Reposting an oldie (but a goodie) from March 2014
I have a son Tod who plays squash in college – I have always been fascinated with the sport (I could never play it). Watching him grow upand attending many of his matches, I learned how difficult a sport it is to play let alone for one of the highest ranking teams. It takes more than shot making.
It’s amazing to me how close the correlation is between being a business leader and taking his or her business to the top as it is for a coach to take his or her team to the top.
After he went off to college, I began following the college men’s national squash rankings and learned that Trinity College in Hartford, CT were national champs for the better part of the last 15 years. Although Harvard was always among the top 5 teams, they were unable to break through to the top. Then came along Harvard’s new coach in 2010, Mike Way.
Having been ranked 5th when the new coach came aboard, the next year Harvard finished 3rd and in 2013 they were 2nd. This year – 2014 – they surpassed Trinity to the top spot defeating them by a match score of 9-0. Listen to this brief interview after winning the national championship.
We often see in sports that leadership of a team is the difference between success or falling short of expectations. What I found refreshing in my conversation with Mike was his coaching is a labor of love. There is no better feeling when we see a member of our team have an ahha moment and we see growth and maturity on a human level and a break through to a new level of performance.
Here are some of the lessons I learned from my conversation with Coach Mike Way that are portable to your company.
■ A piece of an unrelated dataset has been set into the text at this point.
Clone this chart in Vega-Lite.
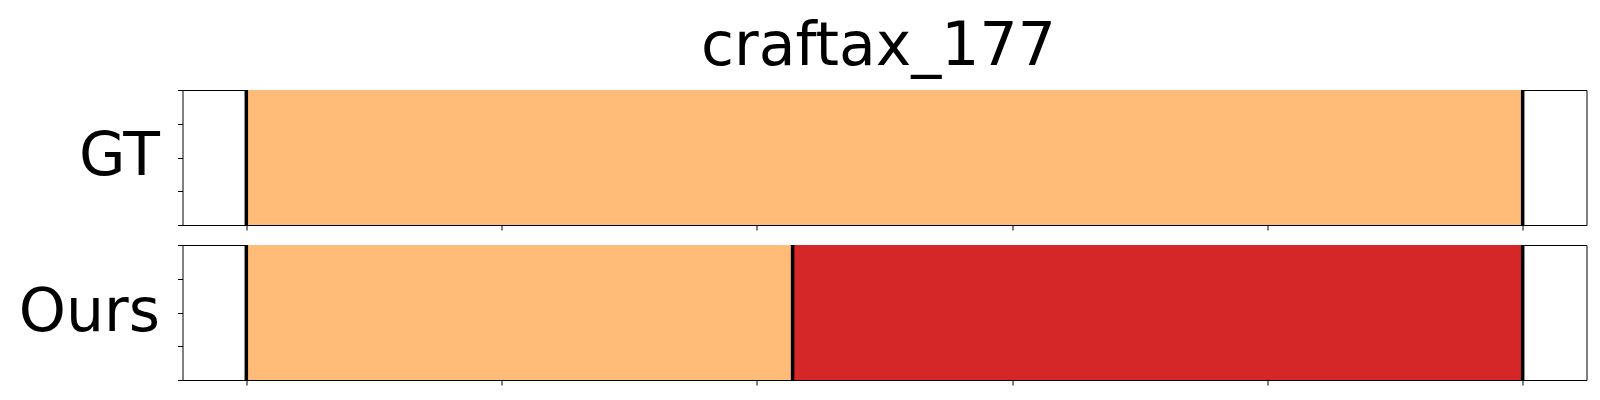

When a new leader takes charge, survey the climate and focus on those aspects of your skills that will bring greatest value to the new organization, giving yourself time to grow into the newest aspects of your job.
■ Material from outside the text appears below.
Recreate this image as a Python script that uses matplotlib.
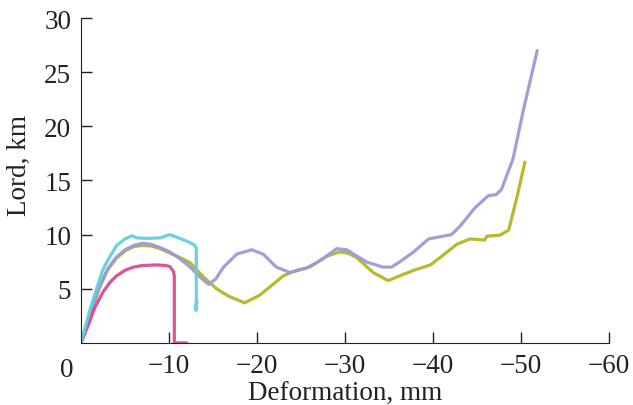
import numpy as np
import matplotlib.pyplot as plt

plt.rcParams['font.family'] = ['Liberation Serif', 'DejaVu Serif']

# curve data (deformation mm, load)
cyan_x = [0, -1, -2, -2.5, -3.3, -4.05, -5, -5.8, -6.3, -7.5, -9.0, -10.1, -10.9, -12.0, -12.8, -13.1, -13.1, -13.05, -13.15, -13.1]
cyan_y = [0, 3.0, 5.6, 6.8, 8.0, 9.0, 9.6, 9.9, 9.7, 9.65, 9.7, 10.0, 9.75, 9.4, 9.1, 8.8, 4.0, 3.0, 3.8, 3.4]

pink_x = [0, -0.8, -1.6, -2.5, -3.3, -4.05, -5.0, -5.95, -7.0, -8.6, -9.6, -10.1, -10.5, -10.6, -10.6, -10.7, -12.0]
pink_y = [0, 1.6, 3.3, 4.7, 5.6, 6.2, 6.7, 7.0, 7.15, 7.2, 7.15, 7.05, 6.6, 6.2, 0.0, 0.0, 0.0]

purple_x = [0, -1, -2, -3, -4, -5, -6, -7, -8, -9, -10.1, -11.2, -12.4, -13.5, -14.5, -15.3, -16.2, -17.7, -19.4,
            -20.7, -22.2, -23.75, -25.6, -27.2, -29.05, -30.2, -31.2, -32.5, -34.35, -35.3, -36.25, -37.8, -39.5,
            -42.1, -43.1, -44.8, -46.3, -47.2, -47.8, -49.1, -50.3, -51.85]
purple_y = [0, 2.5, 5.0, 6.8, 7.9, 8.6, 9.0, 9.2, 9.1, 8.8, 8.4, 7.8, 7.0, 6.1, 5.4, 5.9, 7.0, 8.2, 8.6,
            8.2, 7.0, 6.5, 6.9, 7.6, 8.7, 8.6, 8.1, 7.45, 7.0, 7.0, 7.5, 8.4, 9.6,
            10.0, 10.8, 12.5, 13.6, 13.7, 14.2, 17.0, 21.6, 27.0]

olive_x = [0, -1, -2, -3, -4, -5, -6, -7, -8, -9, -10.1, -11.2, -12.4, -13.9, -15.4, -16.8, -18.6, -20.3, -21.8,
           -23.0, -24.5, -26.0, -27.9, -29.4, -30.3, -31.3, -33.2, -34.9, -36.25, -37.8, -39.7, -41.0, -42.7,
           -44.2, -45.9, -46.1, -47.6, -48.6, -49.5, -50.45]
olive_y = [0, 2.4, 4.9, 6.7, 7.8, 8.5, 8.9, 9.0, 8.95, 8.7, 8.3, 7.9, 7.4, 6.1, 5.0, 4.3, 3.7, 4.4, 5.4,
           6.2, 6.7, 7.0, 8.0, 8.4, 8.3, 7.9, 6.5, 5.75, 6.2, 6.7, 7.2, 8.0, 9.1,
           9.6, 9.5, 9.85, 9.95, 10.4, 13.3, 16.7]

x_ticks = [-10, -20, -30, -40, -50, -60]
y_ticks = [5, 10, 15, 20, 25, 30]

fig = plt.figure(figsize=(6.33, 4.06), dpi=100)
ax = fig.add_axes([0.128, 0.153, 0.834, 0.800])

lw = 2.3
kw = dict(lw=lw, alpha=0.95, solid_joinstyle='round', solid_capstyle='round')
ax.plot(olive_x, olive_y, color='#b5b526', **kw)
ax.plot(purple_x, purple_y, color='#9c9ad8', **kw)
ax.plot(pink_x, pink_y, color='#db4a92', **kw)
ax.plot(cyan_x, cyan_y, color='#63cfdd', **kw)

ax.set_xlim(0, -60)
ax.set_ylim(0, 30)
ax.set_xticks(x_ticks)
ax.set_xticklabels(['\u2212%d' % abs(v) for v in x_ticks])
ax.set_yticks(y_ticks)
ax.tick_params(direction='in', length=8, width=1, labelsize=19.5, pad=7, color='#222222', labelcolor='#222222')
ax.text(-0.027, -0.045, '0', transform=ax.transAxes, ha='center', va='top', fontsize=19.5, color='#222222')

for s in ['top', 'right']:
    ax.spines[s].set_visible(False)
for s in ['left', 'bottom']:
    ax.spines[s].set_color('#222222')

ax.set_xlabel('Deformation, mm', fontsize=19.5, color='#222222', labelpad=2.5)
ax.set_ylabel('Lord, km', fontsize=19.5, color='#222222')
ax.yaxis.set_label_coords(-0.093, 0.548)

fig.savefig('out.png', dpi=100)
What does this mean? Mike was a squash coach, not an already trained Head Coach of a university the size of Harvard. There was a lot to learn coming into an organization of this size. Stakeholders were many, team players, Athletic Director, alumni, public pressure to win it all. I am sure there were others.
He knew instinctively he had to work with the team players using his greatest (and most developed) skill – getting the best out of all the players. His focus, change the culture of the team from playing ‘not to lose’ to playing ‘to win’. Easier said than done.
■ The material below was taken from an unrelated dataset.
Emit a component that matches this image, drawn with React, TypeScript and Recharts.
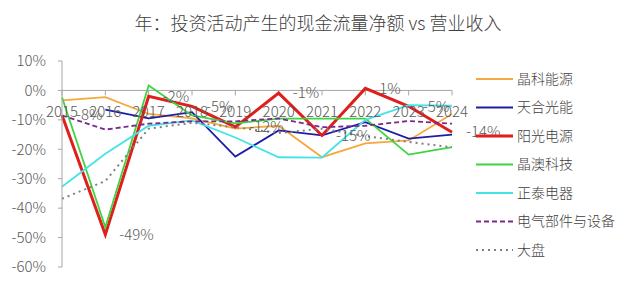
import React from 'react';
import { LineChart, Line, XAxis, YAxis, ReferenceLine, LabelList } from 'recharts';

const years = ['2015', '2016', '2017', '2018', '2019', '2020', '2021', '2022', '2023', '2024'];
const jinko = [-3.4, -2.3, -8, -9.5, -13, -12, -22.7, -18, -17, -8];
const trina = [null, -6.5, -9.5, -7.4, -22.5, -13.6, -15.3, -10.8, -16.4, -15];
const sungrow = [-8.4, -49, -2, -5.4, -12.4, -0.9, -15.3, 0.7, -5.4, -14.2];
const jaSolar = [-2.3, -46.5, 1.7, -8.5, -11.2, -9.6, -9.6, -9.6, -21.8, -19.3];
const chint = [-32.7, -21.5, -12, -10.2, -16, -22.7, -22.8, -10, -5, -5.2];
const industry = [-8.5, -13.3, -11.3, -10.5, -10.5, -9.5, -12.5, -12, -10.4, -11.3];
const market = [-36.8, -30.8, -13, -11, -12.5, -14.5, -13, -15.5, -17.5, -19.3];
const yTicks = [10, 0, -10, -20, -30, -40, -50, -60];
const boundaries = [0, 1, 2, 3, 4, 5, 6, 7, 8, 9, 10];
const title = '年：投资活动产生的现金流量净额 vs 营业收入';

const series = [
  { key: 'jinko', name: '晶科能源', values: jinko, color: '#F5A93A', width: 1.8, dash: undefined as string | undefined },
  { key: 'trina', name: '天合光能', values: trina, color: '#1C1CA8', width: 1.8, dash: undefined },
  { key: 'sungrow', name: '阳光电源', values: sungrow, color: '#DE1F1B', width: 3, dash: undefined },
  { key: 'jaSolar', name: '晶澳科技', values: jaSolar, color: '#3FD43F', width: 1.8, dash: undefined },
  { key: 'chint', name: '正泰电器', values: chint, color: '#45E3E8', width: 1.8, dash: undefined },
  { key: 'industry', name: '电气部件与设备', values: industry, color: '#7A2A8C', width: 1.8, dash: '5 3' },
  { key: 'market', name: '大盘', values: market, color: '#808080', width: 2, dash: '2 4' },
];

const data = years.map((y, i) => {
  const row: Record<string, any> = { year: y, zero: 0 };
  series.forEach((s) => {
    row[s.key] = s.values[i];
  });
  return row;
});

const FONT = '"Noto Sans CJK SC", "Noto Sans", sans-serif';
const AXIS = '#A6A6A6';
const TEXT = '#595959';
const W = 300;

export default function App() {
  return (
    <div style={{ position: 'absolute', left: 0, top: 0, width: 640, height: 284, background: '#fff', fontFamily: FONT }}>
      <div
        style={{
          position: 'absolute',
          left: -2,
          top: 9,
          width: 640,
          textAlign: 'center',
          fontSize: 18,
          fontWeight: W,
          color: '#404040',
          lineHeight: '26px',
        }}
      >
        {title}
      </div>
      <LineChart width={640} height={284} data={data} margin={{ top: 61, right: 188, bottom: 17, left: 0 }}>
        <XAxis dataKey="year" hide />
        <XAxis xAxisId="grid" type="number" domain={[0, 10]} hide />
        <YAxis
          domain={[-60, 10]}
          ticks={yTicks}
          width={62}
          tickSize={4}
          tickMargin={12}
          stroke={AXIS}
          tick={{ fill: TEXT, fontSize: 15, fontFamily: FONT, fontWeight: W }}
          tickFormatter={(v: number) => `${v}%`}
          interval={0}
        />
        <ReferenceLine y={0} stroke={AXIS} strokeWidth={1} />
        {boundaries.map((b) => (
          <ReferenceLine
            key={b}
            xAxisId="grid"
            segment={[
              { x: b, y: 0 },
              { x: b, y: -1.7 },
            ]}
            stroke={AXIS}
          />
        ))}
        <Line dataKey="zero" stroke="none" dot={false} activeDot={false} isAnimationActive={false} legendType="none">
          <LabelList
            dataKey="year"
            content={(p: any) => (
              <text x={p.x} y={p.y + 21} dy="0.35em" textAnchor="middle" fontSize={15} fontWeight={W} fill={TEXT} fontFamily={FONT}>
                {p.value}
              </text>
            )}
          />
        </Line>
        {series.map((s) => (
          <Line
            key={s.key}
            dataKey={s.key}
            name={s.name}
            stroke={s.color}
            strokeWidth={s.width}
            strokeDasharray={s.dash}
            dot={false}
            activeDot={false}
            isAnimationActive={false}
            strokeLinejoin="miter"
          >
            {s.key === 'sungrow' ? (
              <LabelList
                dataKey="sungrow"
                content={(p: any) => (
                  <text x={p.x + 14} y={p.y} dy="0.35em" textAnchor="start" fontSize={15} fontWeight={W} fill={TEXT} fontFamily={FONT}>
                    {`${Math.round(Number(p.value))}%`}
                  </text>
                )}
              />
            ) : null}
          </Line>
        ))}
      </LineChart>
      <svg width={640} height={284} style={{ position: 'absolute', left: 0, top: 0, pointerEvents: 'none' }}>
        {series.map((s, i) => {
          const cy = 79 + i * 28.5;
          return (
            <g key={s.key}>
              <line x1={476} x2={513} y1={cy} y2={cy} stroke={s.color} strokeWidth={s.key === 'sungrow' ? 3 : 2} strokeDasharray={s.dash} />
              <text x={517} y={cy} dy="0.35em" fontSize={14} fontWeight={W} fill="#404040" fontFamily={FONT}>
                {s.name}
              </text>
            </g>
          );
        })}
      </svg>
    </div>
  );
}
Team culture – brittle at times and crumbling under stressful situations needed to be modified. Players had to take responsibility for their own actions (on and off the court), their own matches – the good and the bad. They needed to look at it through a clear lens – one that is reality and not emotionally based, which usually results in distortion.
How do you take 20-year-olds whose confidence may be a bit over the top – touching arrogance – and help them develop a deep(er) quiet and knowing confidence – a confidence that is more real?
Twenty-year-olds are highly emotional, not always seeing with clarity the reality of any situation. The coach’s commitment brings clarity to their being. This comes about through 1-2-1 conversations, situational coaching moments and the patience to go deep when the circumstance arises.
The desired result – having the player recognize his true self and take responsibility for his actions. Under no circumstances can the player’s behavior be allowed to sap energy from the team. Those team members need to take early showers and come back another day when they are ready to adjust their attitude.
Much of this resonates with us, as leaders we desire to bring the best out in our teams and its individual members. Individual team members who sap energy from the entire team need to be isolated – proverbially sent to the showers to reflect on their behavior. If they are unable to adjust, then they need to leave (the team, company). In our world, this means being fired.
What did I learn? Mike loves his job; he loves to see his team’s members grow in maturity, enveloping themselves around a truer ‘self’ and preparing them to be lifelong squash players and authentic leaders.
The net result – a national championship.
Our job as corporate leaders is to lead our respective organizations yet also grow the next generation of leaders. Then we can answer the question with a resounding YES – Am I an Effective Leader?